When we boil the idea of government down to its most basic component, it is a notion of “power.” We fight over who has it, how to get it, and what to do with it. Sure, our purposes for the power of government are noble and just. And, obviously, the other guy will do horrible things.

Maybe there is a different, better way?

In 1 Cor. 10:13 we find this helpful reminder: “No temptation has overtaken you that is not common to man.”

This is why the third temptation of Jesus, after 40 days in the wilderness, is so striking. You’ll recall that he was first tempted with food to meet his most basic needs after fasting. Jesus demurred. Next, the temptation was to achieve earthly acclaim by jumping from the temple so everyone could see him being rescued by angels. Nope.

Finally, the Gospel of Matthew records that Jesus was taken to a high mountain by Satan and shown the kingdoms of the world. “All these I will give you, if you will fall down and worship me.” Let’s not rush too quickly to the punch line. After all, the tempter did indeed have this “authority” to give. It was, from a certain perspective, a reasonable offer to entertain.

You’ve heard of politicians making deals with the devil? Here is that deal in its most honest form. The tempter was giving Jesus the opportunity to take power without suffering the indignity of what was to come: dining with lepers and tax collectors, preparing sermons, and getting crucified. “Here, Jesus, is a shortcut to power!”

Jesus had the chance to do so much good, right? He could enact moral laws! He could compel the doom of evildoers! He could wield the scepter of earthly power to the benefit of all mankind!

He just had to do one, little thing…

“Be gone, Satan!” is how Jesus began His reply before quoting from Deuteronomy: “You shall worship the Lord your God and him only shall you serve.”

I worry a lot about people who seem so eager to take up the devil’s offer, seeming to hope Jesus will let us make a different choice for ourselves in His name. Trust us, they seem to cry, we can make this deal with the devil and do great Christian things!

If Jesus, God incarnate, knew that He should not take that deal with the devil to grab political power over the affairs of men… what makes us think we should do so in His name?

Hoping not to tread too far into heresy, let us imagine Jesus Christ had ditched His Father’s plan for the world and given in. One could say the earth would have been full of “Christian” nations… in name. The branding would be in place, though not the substance.

Do we want to be a Christian nation in name or in practice? 

When God gave Moses the law, it was in the context of a decentralized, self-governing nation without a king. The people were to learn how to govern themselves. They gave it a go but gave up because it was hard.
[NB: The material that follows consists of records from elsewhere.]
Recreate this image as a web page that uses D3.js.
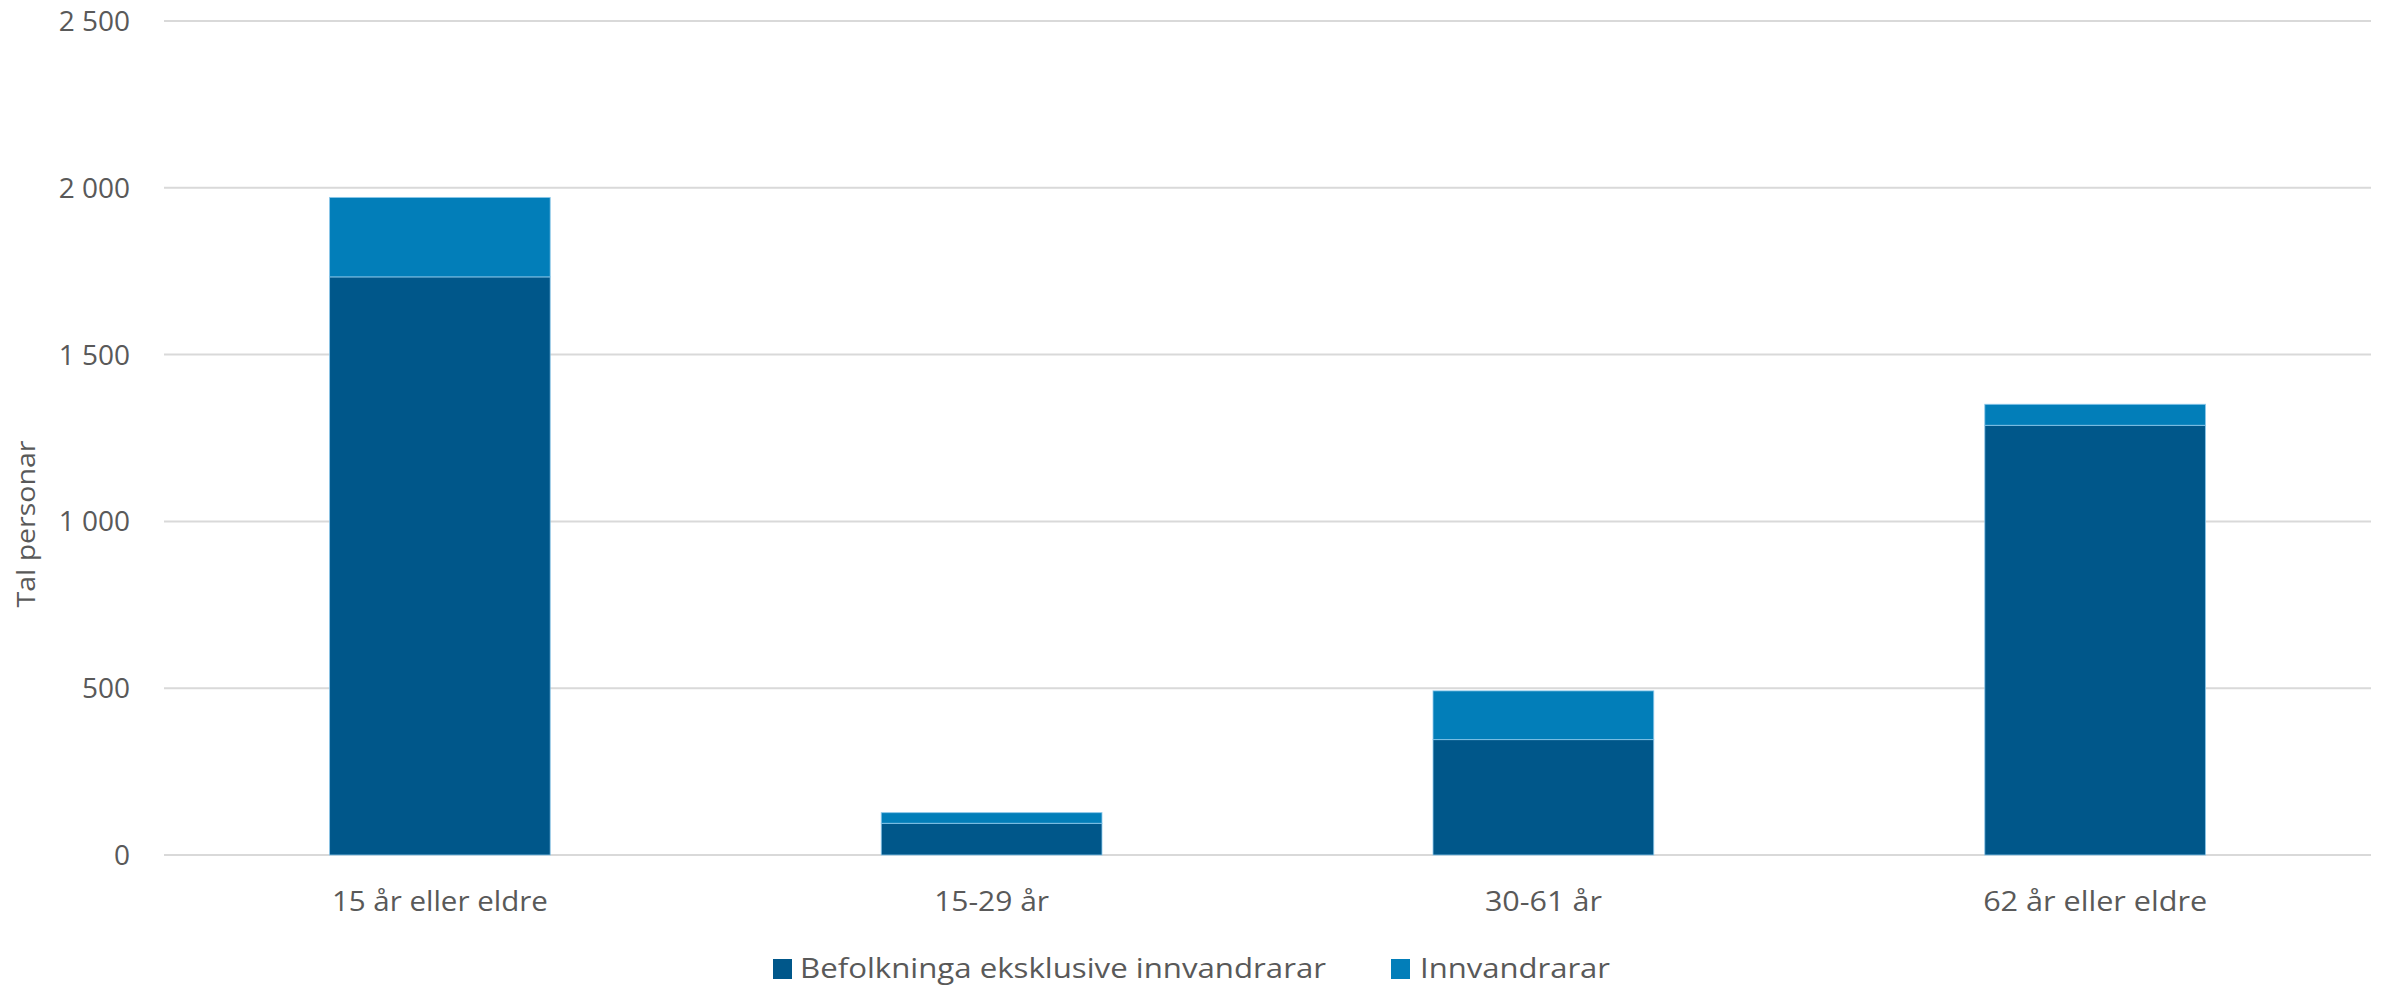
<!DOCTYPE html>
<html><head><meta charset="utf-8">
<script src="https://cdn.jsdelivr.net/npm/d3@7"></script>
<style>
html,body{margin:0;padding:0;background:#fff;}
text{font-family:"Open Sans","Lato",sans-serif;fill:#595959;}
</style></head>
<body>
<svg id="chart" width="2381" height="985"></svg>
<script>
const categories = ["15 år eller eldre", "15-29 år", "30-61 år", "62 år eller eldre"];
const befolkning = [1733, 95, 346, 1288];
const innvandrarar = [238, 32, 146, 63];
const seriesNames = ["Befolkninga eksklusive innvandrarar", "Innvandrarar"];
const yTicks = [0, 500, 1000, 1500, 2000, 2500];
const colors = ["#00578a", "#027eb9"];

(function () {
const svg = d3.select("#chart");
const mLeft = 164, mRight = 2371, mTop = 21, mBottom = 855;

const y = d3.scaleLinear().domain([0, 2500]).range([mBottom, mTop]);
const x = d3.scaleBand().domain(categories).range([mLeft, mRight]).padding(0);
const fmt = d3.formatLocale({decimal: ",", thousands: "\u00a0", grouping: [3], currency: ["", ""]}).format(",d");

// gridlines
svg.append("g").selectAll("line").data(yTicks).join("line")
  .attr("x1", mLeft).attr("x2", mRight)
  .attr("y1", d => y(d)).attr("y2", d => y(d))
  .attr("stroke", "#d9d9d9").attr("stroke-width", 2);

// y tick labels
svg.append("g").selectAll("text").data(yTicks).join("text")
  .attr("x", 130).attr("y", d => y(d)).attr("dy", "0.36em")
  .attr("text-anchor", "end").attr("font-size", 28)
  .text(d => fmt(d));

// stacked bars
const rows = categories.map((c, i) => ({cat: c, b: befolkning[i], v: innvandrarar[i]}));
const stack = d3.stack().keys(["b", "v"])(rows);
const bw = x.bandwidth() * 0.4;
svg.append("g").selectAll("g").data(stack).join("g")
  .attr("fill", (d, i) => colors[i])
  .selectAll("rect").data(d => d).join("rect")
  .attr("x", d => x(d.data.cat) + (x.bandwidth() - bw) / 2)
  .attr("width", bw)
  .attr("y", d => y(d[1]))
  .attr("height", d => y(d[0]) - y(d[1]))
  .attr("stroke", "rgba(140,200,235,0.8)").attr("stroke-width", 1);

// x labels
const xLabelWidths = [216, 115, 117, 224];
svg.append("g").selectAll("text").data(categories).join("text")
  .attr("x", d => x(d) + x.bandwidth() / 2).attr("y", 911)
  .attr("text-anchor", "middle").attr("font-size", 28)
  .attr("textLength", (d, i) => xLabelWidths[i]).attr("lengthAdjust", "spacingAndGlyphs")
  .text(d => d);

// y title
svg.append("text")
  .attr("transform", "translate(35,524) rotate(-90)")
  .attr("text-anchor", "middle").attr("font-size", 26)
  .attr("textLength", 167).attr("lengthAdjust", "spacingAndGlyphs")
  .text("Tal personar");

// legend
const legend = [
  {name: seriesNames[0], sx: 773, tx: 800, tw: 526},
  {name: seriesNames[1], sx: 1391, tx: 1420, tw: 190}
];
const lg = svg.append("g").selectAll("g").data(legend).join("g");
lg.append("rect").attr("x", d => d.sx).attr("y", 959).attr("width", 19).attr("height", 20)
  .attr("fill", (d, i) => colors[i]);
lg.append("text").attr("x", d => d.tx).attr("y", 978).attr("font-size", 28)
  .attr("textLength", d => d.tw).attr("lengthAdjust", "spacingAndGlyphs")
  .text(d => d.name);
})();
</script>
</body></html>
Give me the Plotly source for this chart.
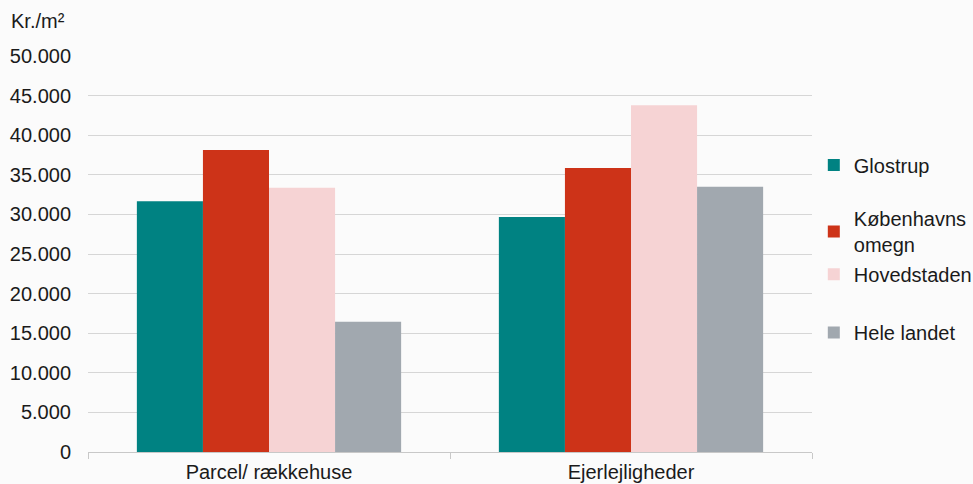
import plotly.graph_objects as go

categories = ["Parcel/ rækkehuse", "Ejerlejligheder"]
series_names = ["Glostrup", "Københavns<br>omegn", "Hovedstaden", "Hele landet"]
glostrup = [31650, 29670]
kbh_omegn = [38130, 35860]
hovedstaden = [33370, 43770]
hele_landet = [16450, 33500]
tick_vals = [0, 5000, 10000, 15000, 20000, 25000, 30000, 35000, 40000, 45000, 50000]
tick_text = ["0", "5.000", "10.000", "15.000", "20.000", "25.000", "30.000",
             "35.000", "40.000", "45.000", "50.000"]

colors = ["#008282", "#cd3318", "#f6d3d4", "#a1a8af"]
values = [glostrup, kbh_omegn, hovedstaden, hele_landet]
legend_ids = ["legend", "legend2", "legend3", "legend4"]
legend_y = [0.725, 0.557, 0.449, 0.302]

FONT = "Liberation Sans, Arial, sans-serif"
BG = "#fbfbfb"

fig = go.Figure()
for name, vals, col, lid in zip(series_names, values, colors, legend_ids):
    fig.add_trace(go.Bar(
        x=categories, y=vals, name=name, marker_color=col,
        marker_line_width=0, legend=lid,
    ))

layout_legends = {}
for lid, ly in zip(legend_ids, legend_y):
    layout_legends[lid] = dict(
        x=1.0025, xanchor="left", y=ly, yanchor="middle",
        bgcolor="rgba(0,0,0,0)", font=dict(family=FONT, size=20, color="#1a1a1a"),
        itemwidth=30, tracegroupgap=0,
    )

fig.update_layout(
    width=973, height=484,
    margin=dict(l=88, r=161, t=56, b=32, autoexpand=False),
    paper_bgcolor=BG, plot_bgcolor=BG,
    barmode="group", bargap=0.27, bargroupgap=0,
    font=dict(family=FONT, size=20, color="#1a1a1a"),
    showlegend=True,
    **layout_legends,
)
fig.update_yaxes(
    range=[0, 50000], tickvals=tick_vals, ticktext=tick_text, automargin=False,
    showgrid=True, gridcolor="#d6d6d6", gridwidth=1.3,
    zeroline=False, showline=False, ticks="", ticklabelstandoff=16,
    tickfont=dict(family=FONT, size=20, color="#1a1a1a"),
)
fig.update_xaxes(
    automargin=False,
    showline=True, linecolor="#c8c8c8", linewidth=1.3,
    ticks="outside", tickson="boundaries", ticklen=6, tickcolor="#c8c8c8",
    tickfont=dict(family=FONT, size=20, color="#1a1a1a"),
    ticklabelstandoff=2,
)
fig.add_annotation(
    text="Kr./m²", xref="paper", yref="paper", x=-0.109, y=1.0, yshift=22,
    xanchor="left", yanchor="bottom", showarrow=False,
    font=dict(family=FONT, size=20, color="#1a1a1a"),
)
fig.write_html(
    "out.html",
    config={"displayModeBar": False},
    post_script="document.body.style.margin='0';document.body.style.background='" + BG + "';document.body.style.overflow='hidden';",
)
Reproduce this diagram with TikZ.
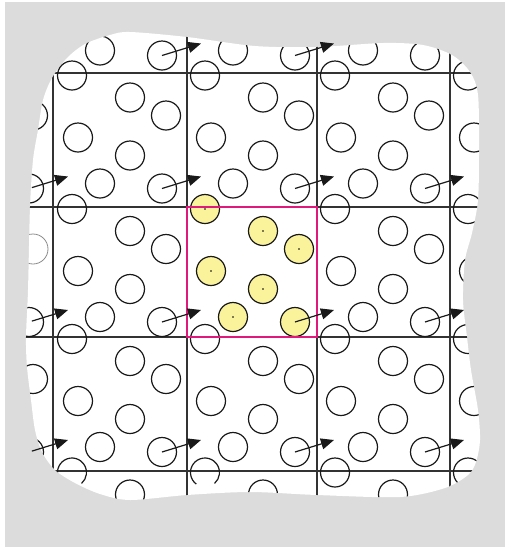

Our Founding Fathers wanted us to be Christian in practice, but we, too, have found it to be hard. Like the ancient Israelites, we’ve looked around and seen all the other nations with big governments worshiping at the altar of secular humanism and decided to follow them.

The results have been soul-crushing.

Working out the intersection of faith, culture, and government is difficult. That is why that third temptation aimed at Jesus so easily ensnares so many of us. It is why we must be so diligent in seeking the strength to overcome it.

Our self-governing republic was purpose-built to restrict the self-serving ways of the power-grabbing, freedom-destroying, joy-killing princes of our world. That they have tried (and even succeeded!) is not a repudiation of the republican ideal but a reminder that we must work harder as citizens if we are to achieve something better in this world.

Wielding great earthly power won’t make ours a Christian nation, but lovingly evangelizing our fellow citizens will. We must not turn a blind eye to those who abuse government power any more than delude ourselves into thinking we have the moral capacity to use big government better than they have. As people of faith, we should not abandon civil government but approach our use of it with the moral caution that history proves is required.

Let us follow Jesus in rejecting the temptation to seize worldly power apart from God’s promises. We must be about the business of humbly serving Him and those around us.

The framers of our republic wisely restricted the scope of government to limit the temptation to abuse government power, even for good. We should reclaim that vision for the actual good of ourselves, our neighbors, and our posterity.